A Sad Good-bye to Home
The Pirates' drive to 90 victories suffered a setback Sunday as they fell in the rubber match of a three-game series with the San Diego Padres, 1-0. The game concluded an otherwise successful homestand, during which the Bucs won 7 of 10 games.
Unfortunately, as the Buccin' Ear noted in yesterday's post, the Pirates needed to win at least two of three of the equivalent of 34 of 36 three-game series going into the matchup with the Padres. Their razor-thin margin for error is now reduced to 34 of 35. Well, nobody said it was going to be easy. At 21-36, they need to go 69-36 the rest of the way. I am confident in saying this is the only blog or any other publication that is bringing you stats like that.
The Pirate bats were silenced by Chris Young, a former member of their organization (traded for the immortal Matt Herges), a 6-10 Ichabod who carried a no-hitter into the sixth and surrendered just two hits in eight innings. The Pirates can take cold comfort in the fact that their next opponent, the Colorado Rockies, suffered the same fate at the hands of Young earlier in the week. The difference was the Rockies didn't get a hit off him until the eighth. The Rockies' commentators made the same comment about Young as the Pirates' announcers and hitters did yesterday: he's tough because of his height, which enables him to come at hitters from higher angles than they are used to. Although he's as tall as Randy Johnson, he doesn't throw as hard as the Big Unit did. He calls himself a "flyball pitcher" who can get the popup when he needs it, just as the sinkerballer can get the groundball. Whatever the case, he's 5-3 and for now the leading pitcher on a pretty good Padres staff that still hasn't seen the best of Jake Peavy.
The aforementioned Rockies are a reeling bunch, which could turn out to be a dangerous thing for the Pirates. As recently as mid-May Colorado was one of the surprise teams in the league, leading the Western Division for a time and getting surprisingly good pitching and consistent play from a young group. They have lost 10 of their last 12, however, and are staggering from a sweep by the Florida Marlins that included a 13-0 loss. The Rockies scored just five runs during the homestand. They are undoubtedly desperate to avoid losing another series to a bottom-level club.

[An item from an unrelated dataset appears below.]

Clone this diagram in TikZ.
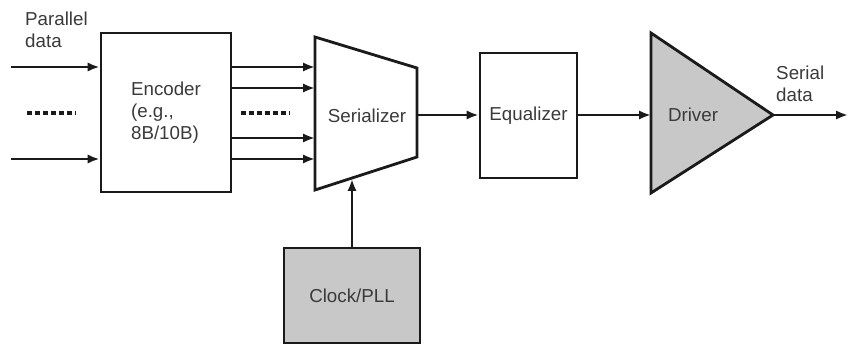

The lack of offensive production from Colorado is surprising (they have a number of very good young hitters, including Matt Holliday, Brad Hawpe and Garrett Atkins, although few people who don't follow the NL's Western Division have probably ever heard of them), but Coors Field is not quite the hitter's paradise it once was. The team began several years ago putting baseballs in a humidor to counteract the effects of the notorious warm, dry, mile-high air that routinely produced 9-8 games that ran to three-plus hours and occasionally more. Teams are still capable of scoring runs in bunches in there, not so much because of cheap home runs but because of the expansive outfield. The park favors teams with outfielders with good arms who can play shallow and get back on a ball well. It also punishes severely pitchers who fall behind in the count, which might not bode well for Ian Snell tonight.
The Rockies oppose Snell with a pitcher who struggled early but has seemed to find his way, Aaron Cook. Cook, the best hurler on the Colorado staff, will present the mirror image of Chris Young. He has a strong sinkerball that he has learned to trust and routinely induces a dozen or more grounballs a game. It will be interesting to see how the Pirate hitters adjust tonight.
The Pirates in a sense tonight meet themselves as they were a couple of weeks ago: a reeling team badly in need of a confidence builder. If the Bucs are going to salvage any type of a season, they need to keep the Rockies on the ropes over the next three nights and prove to themselves that the 10 games in Pittsburgh were not just a mirage.